The Sweet Shop mural welcomes visitors with a postcard and the village motto of People, Pride and Progress. The postcard contains images from around Versailles overlaid on a 1905 image of historic downtown Versailles complete with hitching rails on Main Street.

The Swift Gilly mural is the largest and most complex of the murals. This mural was inspired by Versailles artist Michele Schneible who created the initial sketch and was completed by Stull who built out the sketch with local support. Schneible is a graduate of Versailles High School, Bowling Green University and attended Christendom College in Virginia. She has taught art at Tri Village, Aquinas Academic Center (in Virginia) and Piqua Catholic. She now teaches art to homeschool students as well as contributing to numerous projects including Russia’s “Art in the Park” for the past 10 years with over 100 kids participating.

The committee was committed to using images that were authentic to Versailles. The center of the Swift Gilly mural is prominently occupied by a giant rooster noting the historic leadership in poultry production. The four corners of the mural depict Industry, Education, Transportation and Agriculture. Industry is represented by a picture from CF Poeppelman which has poured many of the foundations for village construction. Education is represented by extracts from the familiar logo used by Versailles schools. The “pouncing tiger” Coat of Arms was developed by the VHS Class of 1969 as a gift to the school and community.

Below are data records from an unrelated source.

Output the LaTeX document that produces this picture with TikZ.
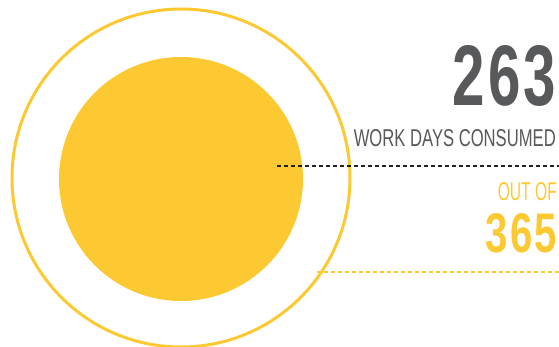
\documentclass[tikz,border=0pt]{standalone}
\usepackage{fontspec}
\usepackage{graphicx}
\setmainfont{Liberation Sans}
\usetikzlibrary{positioning}
\definecolor{sunyellow}{HTML}{FDC932}
\definecolor{daygray}{HTML}{58595B}
\definecolor{dashblack}{HTML}{231F20}
% squeeze a text into a given width and cap height
\newcommand{\fitbox}[3]{\resizebox{#1}{#2}{#3}}
\newcommand{\gap}{\kern0.05em}

\begin{document}
\begin{tikzpicture}[x=1pt,y=-1pt,
  figure/.style={anchor=north east,inner sep=0pt},
  rule/.style={line width=2pt,dash pattern=on 4pt off 3pt}]
\useasboundingbox (0,0) rectangle (559,347);
\node[circle,draw=sunyellow,line width=3pt,minimum size=338pt,inner sep=0pt] (ring) at (181,178) {};
\node[circle,fill=sunyellow,minimum size=244pt,inner sep=0pt] (sun) at (181,179) {};
% consumed
\node[figure,text=daygray] (used) at (556,45) {\fitbox{103pt}{60pt}{\bfseries 2\gap 6\gap 3}};
\node[figure,text=daygray,below=23pt of used.south east,anchor=north east] (usedlabel) {\fitbox{202pt}{17pt}{WORK DAYS CONSUMED}};
\coordinate (blackstart) at (277,166);
\coordinate (blackend) at (559,166);
\draw[rule,dashblack] (blackstart) -- (blackend);
% total
\node[figure,text=sunyellow] (outof) at (557,182) {\fitbox{59pt}{18pt}{OUT OF}};
\node[figure,text=sunyellow,below=13pt of outof.south east,anchor=north east] (total) {\fitbox{71pt}{39pt}{\bfseries 3\gap 6\gap 5}};
\coordinate (yellowstart) at (317,272);
\coordinate (yellowend) at (559,272);
\draw[rule,line width=1.5pt,sunyellow] (yellowstart) -- (yellowend);
\end{tikzpicture}
\end{document}
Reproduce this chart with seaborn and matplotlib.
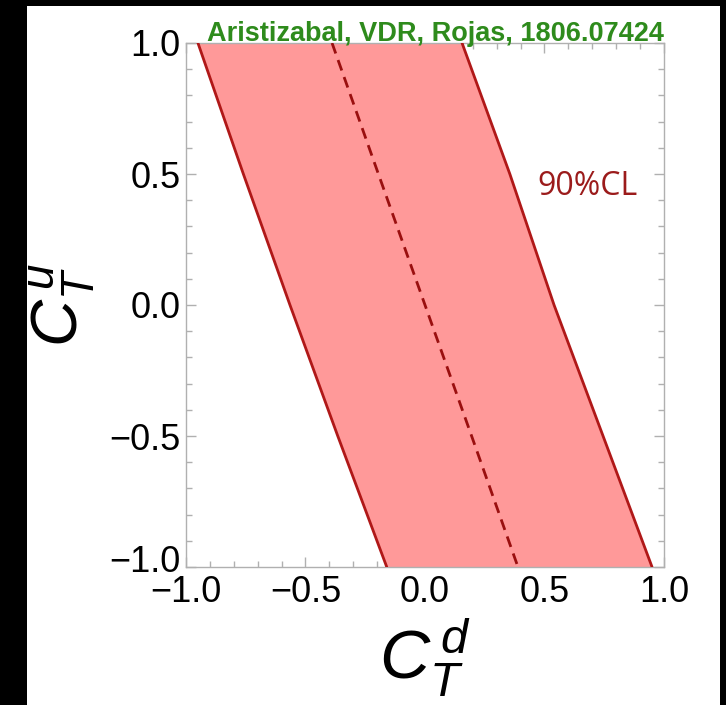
import matplotlib
matplotlib.use("Agg")
import matplotlib.pyplot as plt
import matplotlib.patches as mpatches
import matplotlib.transforms as mtransforms
from matplotlib.ticker import MultipleLocator
import seaborn as sns
import pandas as pd

# ---- data ----
cu_vals = [1.0, 0.5, 0.0, -0.5, -1.0]            # C_T^u
left_cd = [-0.95, -0.76, -0.565, -0.365, -0.16]   # left 90%CL boundary in C_T^d
right_cd = [0.155, 0.355, 0.54, 0.745, 0.95]      # right 90%CL boundary
center_cd = [-0.389, -0.195, 0.0, 0.195, 0.389]   # central (dashed) line
x_ticks = [-1.0, -0.5, 0.0, 0.5, 1.0]
y_ticks = [-1.0, -0.5, 0.0, 0.5, 1.0]
tick_labels = ["\u22121.0", "\u22120.5", "0.0", "0.5", "1.0"]

sns.set_style("ticks")
plt.rcParams["font.family"] = ["Liberation Sans", "DejaVu Sans"]
plt.rcParams["mathtext.fontset"] = "custom"
plt.rcParams["mathtext.it"] = "Liberation Sans:italic"
plt.rcParams["mathtext.rm"] = "Liberation Sans"

W, H = 726, 705
fig = plt.figure(figsize=(W / 100, H / 100), dpi=100, facecolor="black")
fig.add_artist(mpatches.Rectangle((27 / W, 0), (720 - 27) / W, (705 - 6) / H,
                                  transform=fig.transFigure, facecolor="white",
                                  edgecolor="none", zorder=-10))
ax = fig.add_axes([186 / W, (H - 567) / H, 478 / W, 524 / H])
ax.set_facecolor("white")

df = pd.DataFrame({"cu": cu_vals, "left": left_cd, "right": right_cd, "center": center_cd})

ax.fill_betweenx(df["cu"], df["left"], df["right"], color="#ff9999", lw=0, zorder=1)
line_col = "#b01818"
sns.lineplot(data=df, x="left", y="cu", sort=False, estimator=None, color=line_col, lw=2, ax=ax, zorder=3)
sns.lineplot(data=df, x="right", y="cu", sort=False, estimator=None, color=line_col, lw=2, ax=ax, zorder=3)
sns.lineplot(data=df, x="center", y="cu", sort=False, estimator=None, color="#9a0f0f", lw=2,
             ax=ax, zorder=3, linestyle=(0, (4, 2.5)))

ax.set_xlim(-1, 1)
ax.set_ylim(-1, 1)
ax.set_xticks(x_ticks)
ax.set_yticks(y_ticks)
ax.set_xticklabels(tick_labels)
ax.set_yticklabels(tick_labels)
ax.xaxis.set_minor_locator(MultipleLocator(0.1))
ax.yaxis.set_minor_locator(MultipleLocator(0.1))
ax.tick_params(which="both", direction="in", top=True, right=True, color="#b0b0b0", width=1)
ax.tick_params(which="major", length=7, labelsize=26, labelcolor="black")
ax.tick_params(axis="y", which="major", pad=4)
ax.tick_params(axis="x", which="major", pad=6)
ax.tick_params(which="minor", length=4)
for s in ax.spines.values():
    s.set_color("#b0b0b0")
    s.set_linewidth(1)

# bottom y tick label sits a little higher in the reference
lab = ax.get_yticklabels()[0]
lab.set_transform(lab.get_transform() + mtransforms.ScaledTranslation(0, 0.09, fig.dpi_scale_trans))

ax.set_xlabel(r"$C_T^{\,d}$", fontsize=50, labelpad=5, color="black")
ax.set_ylabel(r"$C_T^{\,u}$", fontsize=47, labelpad=8, color="black")

ax.text(0.682, 0.454, "90%CL", color="#9b1b1b", fontsize=23, ha="center", va="center",
        family=["Open Sans", "DejaVu Sans"], zorder=4)
ax.text(0.521, 1.003, "Aristizabal, VDR, Rojas, 1806.07424", transform=ax.transAxes,
        color="#2e8b1c", fontsize=19.5, fontweight="bold", ha="center", va="baseline", zorder=5)

fig.savefig("out.png", dpi=100, facecolor=fig.get_facecolor())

Ever since the Coat of Arms has been a common symbol of Versailles schools. Extracts include academics, athletics, the arts, arrows honoring our areas Indian Heritage and recognition of military service. The third corner represents transportation which provides significant employment and supports our regions manufacturing and agriculture. The picture selected is from Subler Transfer and represents the many area transportation companies. Agriculture is represented by the sons of Alpha and Ruth (George) Petitjean. Robert L. “Bob” Petitjean and John Carl Petitjean are pictured helping their neighbor with wheat threshing in the 1930s or 40s. The center of the mural includes the Snyder Hotel (now the site of Hotel Versailles) which was built after the 1901 fire and replaced the original hotel at this location. Education is further represented by the High School that was originally built on Virginia Street in 1876. A church signifies the community’s religious faith. The train and airplane represent the pivotal decisions to route trains through Versailles and the selection for the county airport.

Thanks go out to a great number of people The Village of Versailles and Versailles Chamber of Commerce for their support. To the sponsors of the Bicentennial Celebrations: Pohl Transportation, Midmark, Weaver Eggs, Village of Versailles, Poultry Days, Park National Bank, Bruns Animal Clinic, Versailles Chamber of Commerce, BMI Karts, Direct Tooling Concepts, Versailles Savings & Loan, Harold J. Pohl Inc, Endless Pint and many more.

The committee extends appreciation to the Wietholter, Dabe and Bergman families for allowing the murals to be installed on their buildings and for their patience thru the numerous delays. To Ken DeMange for locating an artist and his creative contributions. To the Versailles Museum, the Subler, Poeppelman, Brown families and many others who contributed photos. The support from the Versailles Chamber of Commerce and Village of Versailles. And lastly, to Michele Schneible for the vision and Deb Pohl for her consistent passion and optimism.

These murals represent the last project of the 2019 Bicentennial Committee. In a short 21 years we look forward to the citizens of Versailles gathering and celebrating in the spirt that has carried the village forward for 204 years. The phrase coined by bicentennial committee member Aaron Moran, “Despite, Fire and Flood” has been updated to “Despite Fire, Flood or Pandemic” as Versailles continues to move forward despite obstacles. The Mural Committee consisted of Deb Pohl, and Eric Stachler. The Bicentennial Committee consists of Kim Custenborder, Alex Luthman, Todd Dammeyer, Aaron Moran, HB Hole, Deb Pohl, and Eric Stachler. Their hope is that the murals greet visitors for years to come.